Introduction: Studies of naturalistic data have suggested that young children acquiring highly- inflected languages do so in a way that is largely error-free. However, low overall error rates in children’s production may hide higher error rates in certain parts of the paradigm (Rubino & Pine, 1998; Aguado Orea & Pine, 2015). To investigate this possibility, the current study examines children’s production of person/number marking in present tense verbs in two morphologically complex languages, Finnish and Polish, which differ in the complexity of the verb inflection pattern. Input-based accounts, which are based predominantly on English morphological learning (e.g., Matthews & Theakston, 2006), predict that both the input frequency of a particular word form (token frequency) as well as the density of a word’s phonological neighbourhood (PND), predict rates of learning. Therefore, we investigate not only whether children make errors in inflection, but also whether input-based accounts are able to predict where in the verb paradigm errors occur.

Method: Seventy-seven native Finnish-speaking children (46 females; mean age: 49.4 months; range: 35-63) and 81 native Polish-speaking children (43 females; mean age: 48.7 months; range: 35-59) participated in the study, which employed an elicited production paradigm. The stimuli consisted of 32 verbs in each language. The verbs were chosen across a range of surface form frequencies and from 8 (Polish) and 11 (Finnish) verb classes varying in PND, with counts taken from CDS corpora and standard grammar dictionaries respectively. Each verb was presented as an action in a video on a laptop computer. Children were shown animations of different characters (1st, 2nd, 3rd person; singular and plural) performing the various actions, and they produced both the pronoun and the inflected present-tense form of the verb (e.g., “Minä uin” I swim-1sg; “Sinä imuroit” You hoover-2sg).

Results: Analysis with mixed-effects models revealed that, for both languages, despite low overall error rates (7-8%), children made more errors with verb forms with lower token frequencies in the input (Finnish: β=0.38, SE=0.06, χ2(1)=39.14, p<0.0001; Polish: β=0.26, SE=0.05, χ2(1)=29.47, p<0.0001) and with verbs belonging to classes with lower PNDs (Finnish: β=0.17, SE=0.07, χ2(1)=5.78, p=0.016; Polish: β=0.21, SE=0.07, χ2(1)=8.36, p=0.004) (see Figures 1 and 2). In Finnish, but not in Polish, older children also produced fewer errors than did younger children (β=0.08, SE=0.03, χ2(1)=8.71, p=0.0032). The interaction between token frequency and PND was not significant in either language. Analysis of the children’s errors indicated that the types of errors made by children were influenced by the type of inflectional paradigm in the language.
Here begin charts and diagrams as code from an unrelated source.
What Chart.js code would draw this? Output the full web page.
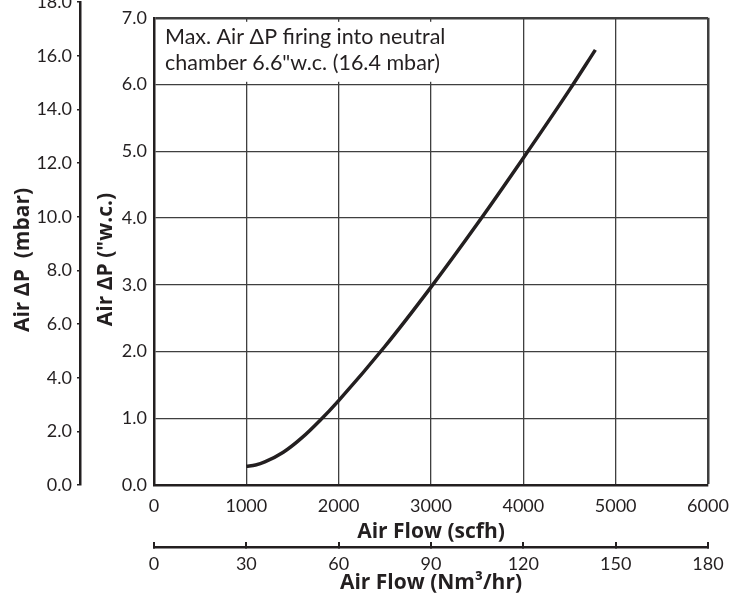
<!DOCTYPE html>
<html>
<head>
<meta charset="utf-8">
<script src="https://cdn.jsdelivr.net/npm/chart.js@4.4.0/dist/chart.umd.min.js"></script>
<style>
  html, body { margin: 0; padding: 0; background: #fff; }
  #wrap { width: 745px; height: 596px; }
</style>
</head>
<body>
<div id="wrap"><canvas id="myChart" width="745" height="596"></canvas></div>
<script>
// curve
const airFlowScfh = [1000, 1100, 1200, 1400, 1600, 1800, 2000, 2500, 3000, 3500, 4000, 4500, 4780];
const airDpWc     = [0.28, 0.30, 0.345, 0.49, 0.705, 0.97, 1.265, 2.075, 2.965, 3.91, 4.90, 5.92, 6.52];

// tick labels
const scfhTicks = [0, 1000, 2000, 3000, 4000, 5000, 6000];
const nm3Ticks  = [0, 30, 60, 90, 120, 150, 180];
const wcTicks   = [0, 1, 2, 3, 4, 5, 6, 7];
const mbarTicks = [0, 2, 4, 6, 8, 10, 12, 14, 16, 18];

const MBAR_PER_WC = 2.4884;
const noteLines = ['Max. Air \u0394P firing into neutral', 'chamber 6.6"w.c. (16.4 mbar)'];

const INK = '#231f20';
const GRID = '#3f3f3f';
const tickFont = { size: 18 };
const titleFont = { family: '"Open Sans", Lato, sans-serif', size: 21, weight: 'bold' };

Chart.defaults.font.family = 'Lato, "DejaVu Sans", sans-serif';
Chart.defaults.color = INK;

const toTicks = arr => scale => { scale.ticks = arr.map(v => ({ value: v })); };

// the mbar axis is the w.c. axis converted, so stretch it to match
const mbarAlign = {
  id: 'mbarAlign',
  afterLayout(chart) {
    const y = chart.scales.y;
    const mb = chart.scales.mbar;
    mb.bottom = y.getPixelForValue(0);
    mb.top = y.getPixelForValue(mbarTicks[mbarTicks.length - 1] / MBAR_PER_WC);
    mb.height = mb.bottom - mb.top;
    mb.configure();
  }
};

const noteBox = {
  id: 'noteBox',
  beforeDatasetsDraw(chart) {
    const { ctx, chartArea: a } = chart;
    ctx.save();
    ctx.font = '21.5px Lato, "DejaVu Sans", sans-serif';
    const w = Math.max(...noteLines.map(t => ctx.measureText(t).width));
    ctx.fillStyle = '#fff';
    ctx.fillRect(a.left + 2, a.top + 4, w + 17, 60);
    ctx.fillStyle = INK;
    ctx.textBaseline = 'alphabetic';
    noteLines.forEach((t, i) => ctx.fillText(t, a.left + 11, a.top + 26 + i * 26));
    ctx.restore();
  }
};

const ctx = document.getElementById('myChart').getContext('2d');
new Chart(ctx, {
  type: 'line',
  data: {
    datasets: [{
      data: airFlowScfh.map((v, i) => ({ x: v, y: airDpWc[i] })),
      borderColor: INK,
      borderWidth: 3.5,
      pointRadius: 0,
      fill: false,
      cubicInterpolationMode: 'monotone',
      xAxisID: 'x',
      yAxisID: 'y'
    }]
  },
  options: {
    responsive: false,
    animation: false,
    devicePixelRatio: 1,
    layout: { padding: { top: 13, right: 37, bottom: 0, left: 0 } },
    plugins: { legend: { display: false }, tooltip: { enabled: false } },
    scales: {
      x: {
        type: 'linear', position: 'bottom', weight: 0, min: 0, max: 6000,
        afterBuildTicks: toTicks(scfhTicks),
        afterFit: s => { s.height = 62; },
        ticks: { font: tickFont, padding: 10, color: INK, callback: v => String(v) },
        grid: {
          color: GRID, drawTicks: false,
          lineWidth: c => (c.tick && c.tick.value === 6000 ? 2.5 : 1.3)
        },
        border: { display: true, width: 2.5, color: INK },
        title: { display: true, text: 'Air Flow (scfh)', font: titleFont, color: INK, padding: { top: 0, bottom: 2 } }
      },
      x2: {
        type: 'linear', position: 'bottom', weight: 1, min: 0, max: 180,
        afterBuildTicks: toTicks(nm3Ticks),
        afterFit: s => { s.height = 49; },
        ticks: { font: tickFont, padding: 11, color: INK, callback: v => String(v) },
        grid: { drawOnChartArea: false, drawTicks: true, tickLength: -5, color: INK, lineWidth: 2 },
        border: { display: true, width: 2.5, color: INK },
        title: { display: true, text: 'Air Flow (Nm\u00b3/hr)', font: titleFont, color: INK, padding: { top: 0, bottom: 0 } }
      },
      y: {
        type: 'linear', position: 'left', weight: 0, min: 0, max: 7,
        afterBuildTicks: toTicks(wcTicks),
        afterFit: s => { s.width = 74; },
        ticks: { font: tickFont, padding: 7, color: INK, callback: v => v.toFixed(1) },
        grid: {
          color: GRID, drawTicks: false,
          lineWidth: c => (c.tick && c.tick.value === 7 ? 2.5 : 1.3)
        },
        border: { display: true, width: 2.5, color: INK },
        // trailing spaces nudge the rotated title down a little, as in the original
        title: { display: true, text: 'Air \u0394P ("w.c.)   ', font: titleFont, color: INK, padding: { top: 13, bottom: 0 } }
      },
      mbar: {
        type: 'linear', position: 'left', weight: 1, min: 0, max: 18,
        afterBuildTicks: toTicks(mbarTicks),
        afterFit: s => { s.width = 80; },
        ticks: { font: tickFont, padding: 5, color: INK, callback: v => v.toFixed(1) },
        grid: { drawOnChartArea: false, drawTicks: true, tickLength: 3, color: INK, lineWidth: 1.5 },
        border: { display: true, width: 2.5, color: INK },
        title: { display: true, text: 'Air \u0394P  (mbar)      ', font: titleFont, color: INK, padding: { top: 10, bottom: 0 } }
      }
    }
  },
  plugins: [mbarAlign, noteBox]
});
</script>
</body>
</html>
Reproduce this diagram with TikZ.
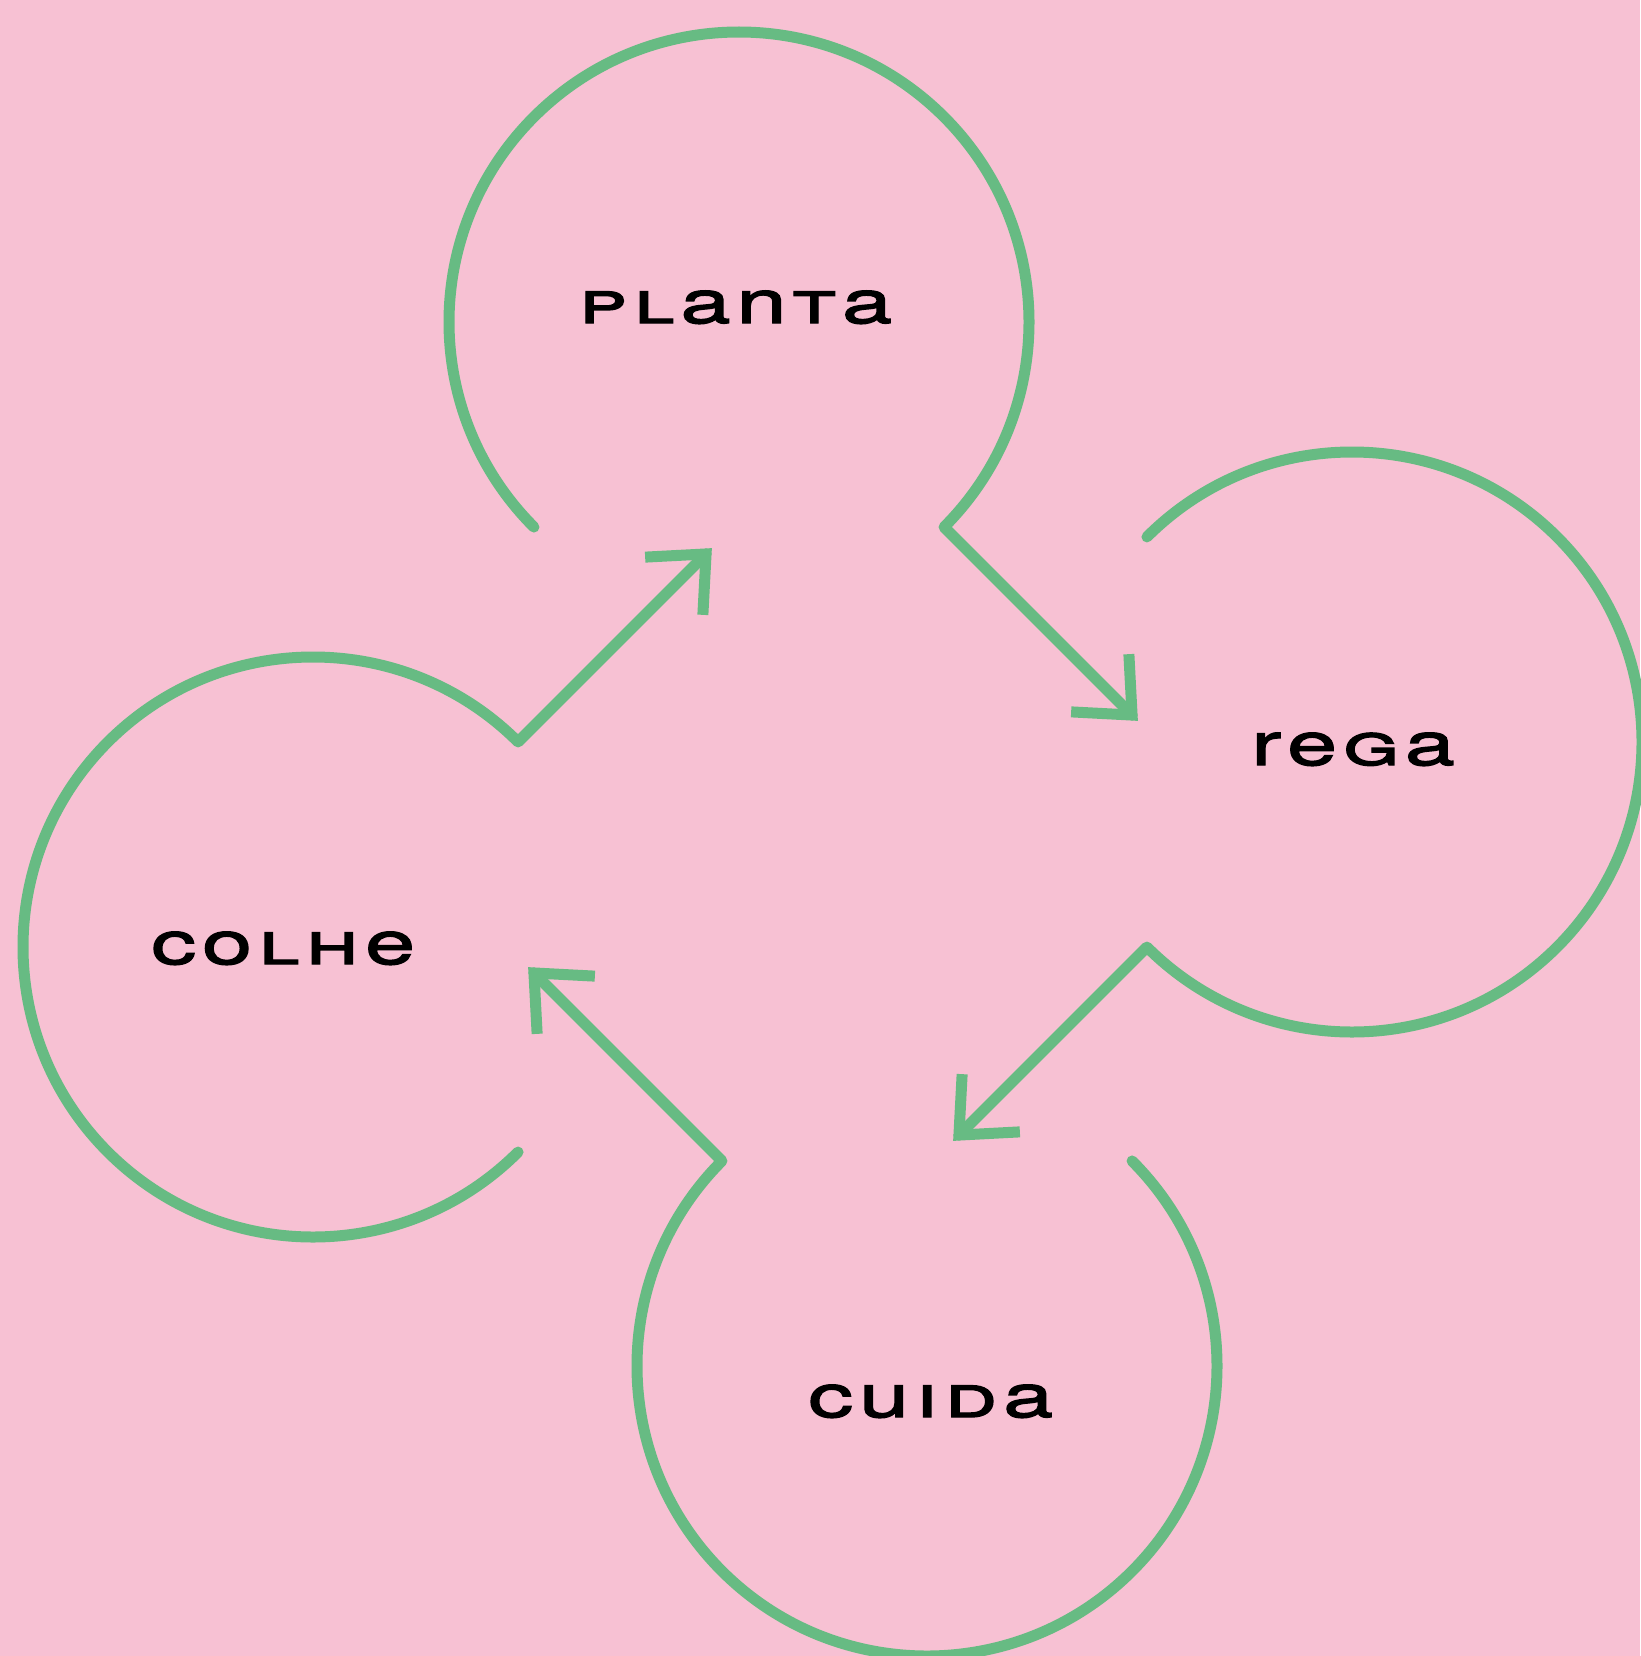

Conclusion: These findings suggest that successful models of children’s acquisition of verb morphology need to be sensitive to the statistical properties of children’s input, i.e., both token frequency (reflecting children’s retrieval of individually stored verb forms) and PND (children’s use of phonological analogy), and the type of inflectional paradigm children are learning.